— BEGIN Data excerpts —

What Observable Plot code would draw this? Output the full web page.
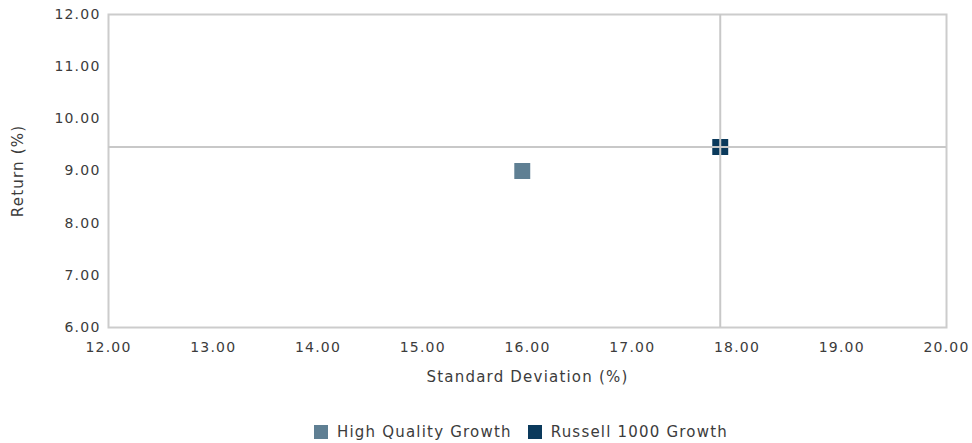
<!DOCTYPE html>
<html>
<head>
<meta charset="utf-8">
<script src="https://cdn.jsdelivr.net/npm/d3@7"></script>
<script src="https://cdn.jsdelivr.net/npm/@observablehq/plot@0.6"></script>
<style>
  body { margin: 0; background: #fff; font-family: "DejaVu Sans", sans-serif; }
  #chart svg text { letter-spacing: 1.2px; }
  #legend { display: flex; justify-content: center; align-items: center; gap: 16px;
            padding-left: 70px; width: 902px; box-sizing: content-box;
            font-size: 15px; letter-spacing: 1.2px; color: #3c3c3c; padding-top: 10px; height: 43px; }
  .item { display: flex; align-items: center; gap: 9px; }
  .sw { width: 14px; height: 14px; display: inline-block; }
</style>
</head>
<body>
<div id="chart"></div>
<div id="legend"></div>
<script>
const series = ["High Quality Growth", "Russell 1000 Growth"];
const stdDev = [15.95, 17.84];
const returns = [9.00, 9.46];
const colors = ["#5f7f93", "#0b3a5c"];
const xTicks = [12, 13, 14, 15, 16, 17, 18, 19, 20];
const yTicks = [6, 7, 8, 9, 10, 11, 12];
const benchmarkIndex = 1;

const data = series.map((s, i) => ({ name: s, x: stdDev[i], y: returns[i] }));

const chart = Plot.plot({
  width: 972,
  height: 400,
  marginLeft: 108,
  marginRight: 26,
  marginTop: 14,
  marginBottom: 73,
  style: { fontFamily: "DejaVu Sans, sans-serif", fontSize: "14px", color: "#3c3c3c", background: "#fff" },
  x: { domain: [12, 20] },
  y: { domain: [6, 12] },
  color: { domain: series, range: colors },
  marks: [
    Plot.frame({ stroke: "#cccccc", strokeWidth: 2 }),
    Plot.axisX({ ticks: xTicks, tickFormat: d => d.toFixed(2), tickSize: 0, tickPadding: 15, label: null, fontSize: 14 }),
    Plot.axisY({ ticks: yTicks, tickFormat: d => d.toFixed(2), tickSize: 0, tickPadding: 8, label: null, fontSize: 14 }),
    Plot.dot(data, { x: "x", y: "y", symbol: "square", r: 9, fill: "name", stroke: null }),
    Plot.ruleX([stdDev[benchmarkIndex]], { stroke: "#c8c8c8", strokeWidth: 2 }),
    Plot.ruleY([returns[benchmarkIndex]], { stroke: "#c8c8c8", strokeWidth: 2 }),
    Plot.text(["Standard Deviation (%)"], { frameAnchor: "bottom", dy: 54, fontSize: 15, fill: "#3c3c3c", textAnchor: "middle" }),
    Plot.text(["Return (%)"], { frameAnchor: "left", dx: -90, rotate: -90, fontSize: 15, fill: "#3c3c3c", textAnchor: "middle" })
  ]
});
document.getElementById("chart").appendChild(chart);

const legend = document.getElementById("legend");
series.forEach((s, i) => {
  const item = document.createElement("div");
  item.className = "item";
  const sw = document.createElement("span");
  sw.className = "sw";
  sw.style.background = colors[i];
  const t = document.createElement("span");
  t.textContent = s;
  item.appendChild(sw);
  item.appendChild(t);
  legend.appendChild(item);
});
</script>
</body>
</html>
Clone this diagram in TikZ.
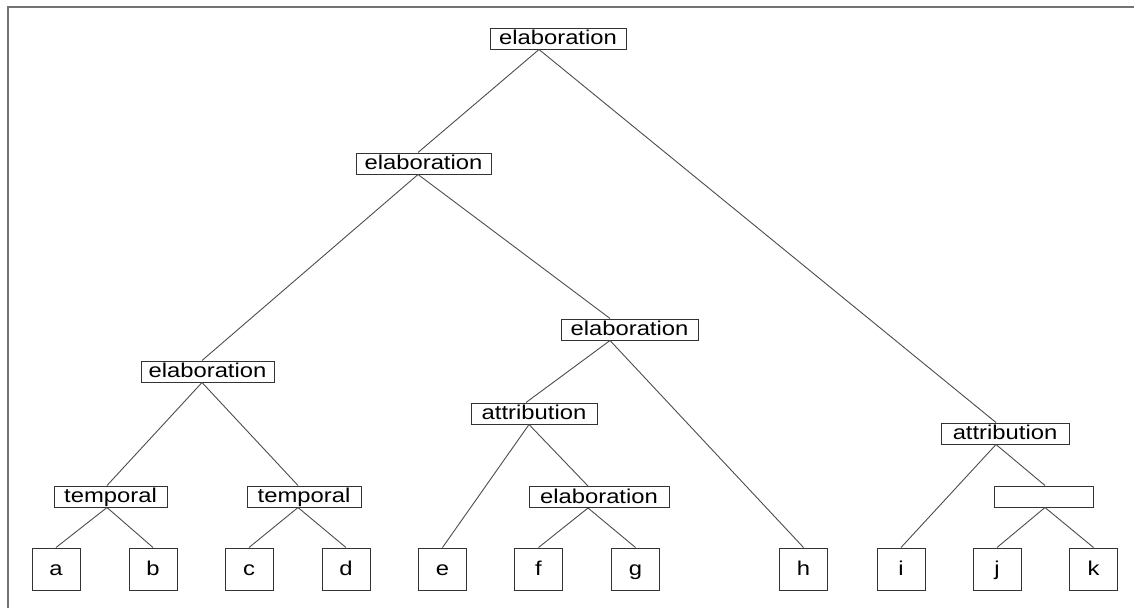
\documentclass[tikz,border=0pt]{standalone}
\usepackage{fontspec}
\setmainfont{Liberation Sans}
\newfontfamily\treefont[FakeStretch=1.19]{Liberation Sans}
\begin{document}
\begin{tikzpicture}[x=1pt,y=-1pt,
  rel/.style={draw=black!80,line width=1pt,inner xsep=0pt,inner ysep=0pt,
    text height=16.8pt,text depth=4.2pt,font=\treefont\fontsize{20}{24}\selectfont},
  leaf/.style={draw=black!80,line width=1pt,inner sep=0pt,minimum width=48pt,minimum height=42pt,
    text height=16.8pt,text depth=4.2pt,font=\treefont\fontsize{20}{24}\selectfont},
  edge/.style={draw=black!70,line width=0.9pt},
  frame/.style={draw=black!55,line width=2pt}]
\useasboundingbox (0,0) rectangle (1134,608);
\coordinate (fa) at (8,608);
\coordinate (fb) at (8,7);
\coordinate (fc) at (1134,7);
\draw[frame] (fa) -- (fb) -- (fc);
% relation nodes
\node[rel,minimum width=136pt] (R)  at (558,38.5)  {elaboration};
\node[rel,minimum width=135pt] (E2) at (423.5,163.5) {elaboration};
\node[rel,minimum width=133pt] (E3) at (207.5,371.5) {elaboration};
\node[rel,minimum width=137pt] (E4) at (629.5,329.5) {elaboration};
\node[rel,minimum width=126pt] (A1) at (534,413.5) {attribution};
\node[rel,minimum width=128pt] (A2) at (1005,433.5) {attribution};
\node[rel,minimum width=113pt] (T1) at (110.5,496.5) {temporal};
\node[rel,minimum width=114pt] (T2) at (304,496.5) {temporal};
\node[rel,minimum width=140pt] (E5) at (599,497) {elaboration};
\node[rel,minimum width=99pt]  (N)  at (1043.5,496.5) {};
% leaves
\node[leaf] (a) at (56,569) {a};
\node[leaf] (b) at (153,569) {b};
\node[leaf] (c) at (249,569) {c};
\node[leaf] (d) at (346,569) {d};
\node[leaf] (e) at (442.5,569) {e};
\node[leaf] (f) at (538.5,569) {f};
\node[leaf] (g) at (635.5,569) {g};
\node[leaf] (h) at (803.5,569) {h};
\node[leaf] (i) at (901,569) {i};
\node[leaf] (j) at (997,569) {j};
\node[leaf] (k) at (1093.5,569) {k};
% connectors
\draw[edge] ([xshift=-19pt]R.south) -- ([xshift=-5.5pt]E2.north);
\draw[edge] ([xshift=-19pt]R.south) -- ([xshift=-9pt]A2.north);
\draw[edge] ([xshift=-5.5pt]E2.south) -- ([xshift=-5.5pt]E3.north);
\draw[edge] ([xshift=-5.5pt]E2.south) -- ([xshift=-19.5pt]E4.north);
\draw[edge] ([xshift=-5.5pt]E3.south) -- ([xshift=-3.5pt]T1.north);
\draw[edge] ([xshift=-5.5pt]E3.south) -- ([xshift=-6pt]T2.north);
\draw[edge] ([xshift=-3.5pt]T1.south) -- (a.north);
\draw[edge] ([xshift=-3.5pt]T1.south) -- (b.north);
\draw[edge] ([xshift=-6pt]T2.south) -- (c.north);
\draw[edge] ([xshift=-6pt]T2.south) -- (d.north);
\draw[edge] ([xshift=-19.5pt]E4.south) -- ([xshift=-8pt]A1.north);
\draw[edge] ([xshift=-19.5pt]E4.south) -- (h.north);
\draw[edge] ([xshift=-5pt]A1.south) -- (e.north);
\draw[edge] ([xshift=-5pt]A1.south) -- ([xshift=-11pt]E5.north);
\draw[edge] ([xshift=-11pt]E5.south) -- (f.north);
\draw[edge] ([xshift=-11pt]E5.south) -- (g.north);
\draw[edge] ([xshift=-9pt]A2.south) -- (i.north);
\draw[edge] ([xshift=-9pt]A2.south) -- ([xshift=1.5pt]N.north);
\draw[edge] ([xshift=1.5pt]N.south) -- (j.north);
\draw[edge] ([xshift=1.5pt]N.south) -- (k.north);
\end{tikzpicture}
\end{document}
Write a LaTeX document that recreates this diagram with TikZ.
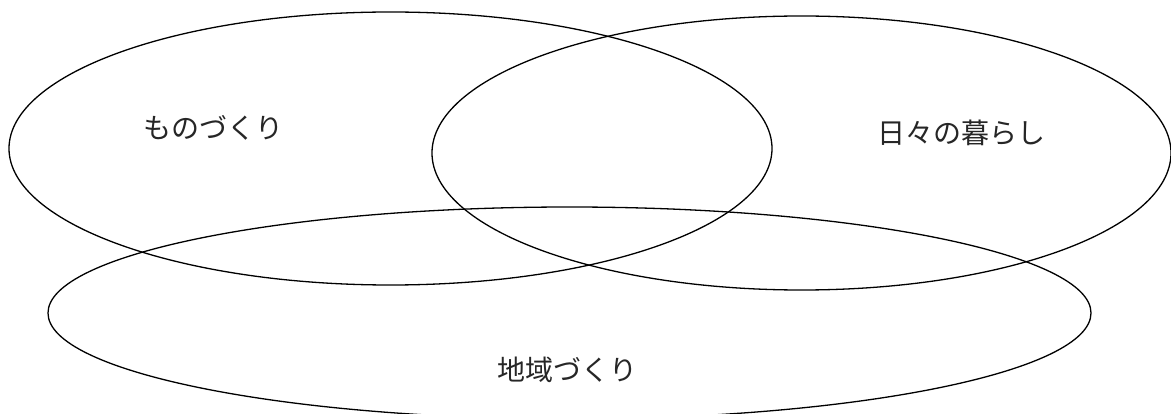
\documentclass[tikz,border=0pt]{standalone}
\usepackage{fontspec}
\newfontfamily\jpfont{Noto Sans CJK JP}
\usetikzlibrary{shapes.geometric, positioning}

\begin{document}
\begin{tikzpicture}[
    x=1pt, y=-1pt,
    field/.style={
      ellipse,
      draw=black,
      line width=1.3pt,
      inner sep=0pt
    },
    label/.style={
      font=\jpfont\fontsize{28}{30}\selectfont,
      text=black!85
    }
  ]
    \useasboundingbox (0,0) rectangle (1171,414);

    % Circles
    \node (mono) [field, minimum width=763pt, minimum height=273pt] at (390.5,148.5) {};
    \node (kurashi) [field, minimum width=739pt, minimum height=274pt] at (801.5,153) {};
    \node (chiiki) [field, minimum width=1043pt, minimum height=212pt] at (569.5,313) {};

    % Labels
    \node (monolabel) [label] at (213,128) {ものづくり};
    \node (kurashilabel) [label] at (961,133) {日々の暮らし};
    \node (chiikilabel) [label] at (567,370) {地域づくり};

\end{tikzpicture}
\end{document}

— END Data excerpts —

▸ **What the task asks**:
Gather up the lines containing the word "diagram" from these records and copy them.

▸ **The output**:
Clone this diagram in TikZ.
Write a LaTeX document that recreates this diagram with TikZ.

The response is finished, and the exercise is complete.